Work required:
Copy exactly the lines from the beginning of the data down to and including the line holding "plt.rcParams['font.family'] = ['Liberation", without any pictures.
>> begin Data provided
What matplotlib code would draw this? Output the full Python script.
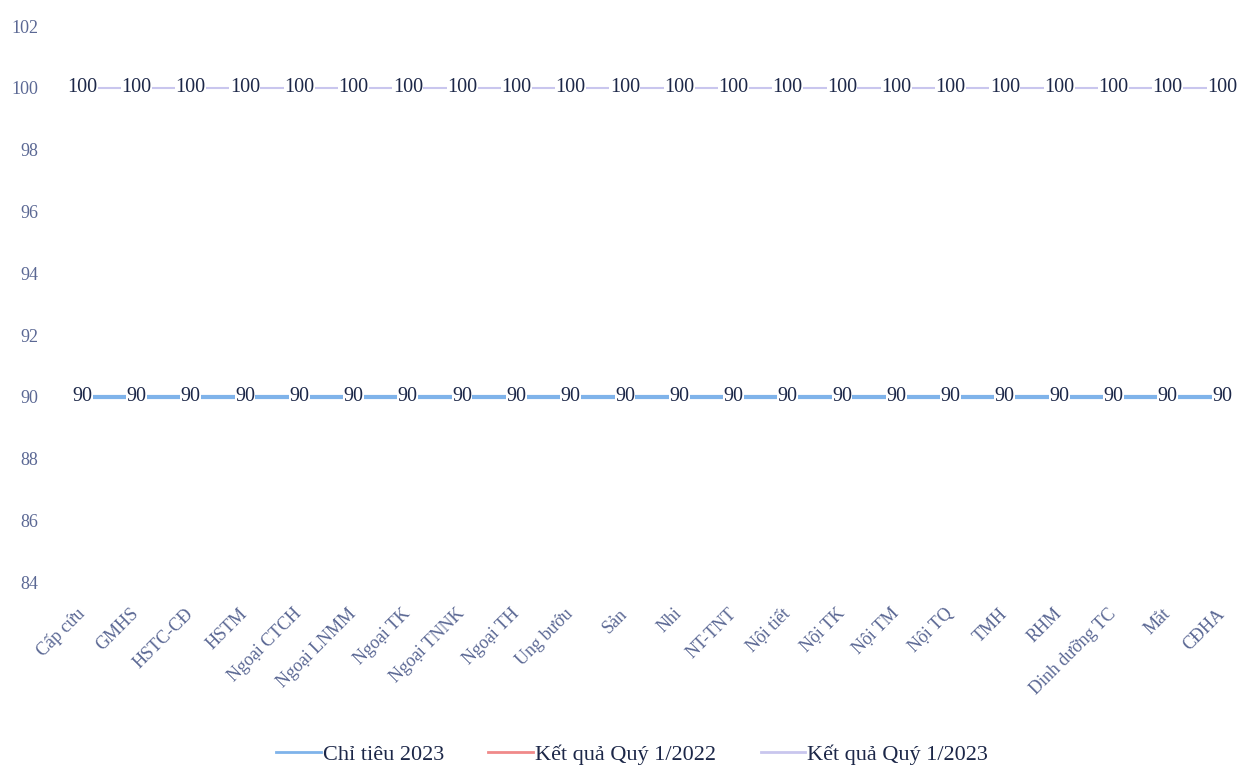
import numpy as np
import matplotlib
matplotlib.use("Agg")
import matplotlib.pyplot as plt

plt.rcParams['font.family'] = ['Liberation Serif', 'DejaVu Serif']

khoa = ["Cấp cứu", "GMHS", "HSTC-CĐ", "HSTM", "Ngoại CTCH", "Ngoại LNMM",
        "Ngoại TK", "Ngoại TNNK", "Ngoại TH", "Ung bướu", "Sản", "Nhi",
        "NT-TNT", "Nội tiết", "Nội TK", "Nội TM", "Nội TQ", "TMH", "RHM",
        "Dinh dưỡng TC", "Mắt", "CĐHA"]
chi_tieu_2023 = [90] * 22
kq_quy1_2022 = [np.nan] * 22   # no values for this quarter
kq_quy1_2023 = [100] * 22

label_col = "#1c2748"
tick_col = "#5b6894"

fig = plt.figure(figsize=(12.42, 7.71), dpi=100)
ax = fig.add_axes([0.053, 0.245, 0.944, 0.721])

x = np.arange(len(khoa))
ax.plot(x, chi_tieu_2023, color="#7fb3ea", lw=3, label="Chỉ tiêu 2023", zorder=2)
ax.plot(x, kq_quy1_2022, color="#f08a8a", lw=2, label="Kết quả Quý 1/2022", zorder=2)
ax.plot(x, kq_quy1_2023, color="#c9c6ee", lw=1.5, label="Kết quả Quý 1/2023", zorder=2)

for series in (chi_tieu_2023, kq_quy1_2023):
    for xi, v in zip(x, series):
        ax.text(xi, v, f"{v:g}", ha="center", va="center", fontsize=14.5,
                color=label_col, zorder=3,
                bbox=dict(boxstyle="square,pad=0.02", fc="white", ec="none"))

ax.set_xlim(-0.3, 21.3)
ax.set_ylim(84, 102)
ax.set_yticks(np.arange(84, 103, 2))
ax.set_xticks(x)
ax.set_xticklabels(khoa, rotation=45, ha="right", va="center",
                   rotation_mode="anchor")
ax.tick_params(axis="both", length=0, labelsize=13, colors=tick_col)
ax.tick_params(axis="x", pad=21)
ax.tick_params(axis="y", pad=20)
for s in ax.spines.values():
    s.set_visible(False)

leg = ax.legend(loc="lower center", bbox_to_anchor=(0.483, -0.365), ncol=3,
                frameon=False, fontsize=16, handlelength=2.0, handletextpad=0.1,
                columnspacing=2.0, labelcolor=label_col)
for h in leg.get_lines():
    h.set_linewidth(2)

fig.savefig("out.png", dpi=100)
>> end Data provided
Response:
What matplotlib code would draw this? Output the full Python script.
import numpy as np
import matplotlib
matplotlib.use("Agg")
import matplotlib.pyplot as plt

plt.rcParams['font.family'] = ['Liberation Serif', 'DejaVu Serif']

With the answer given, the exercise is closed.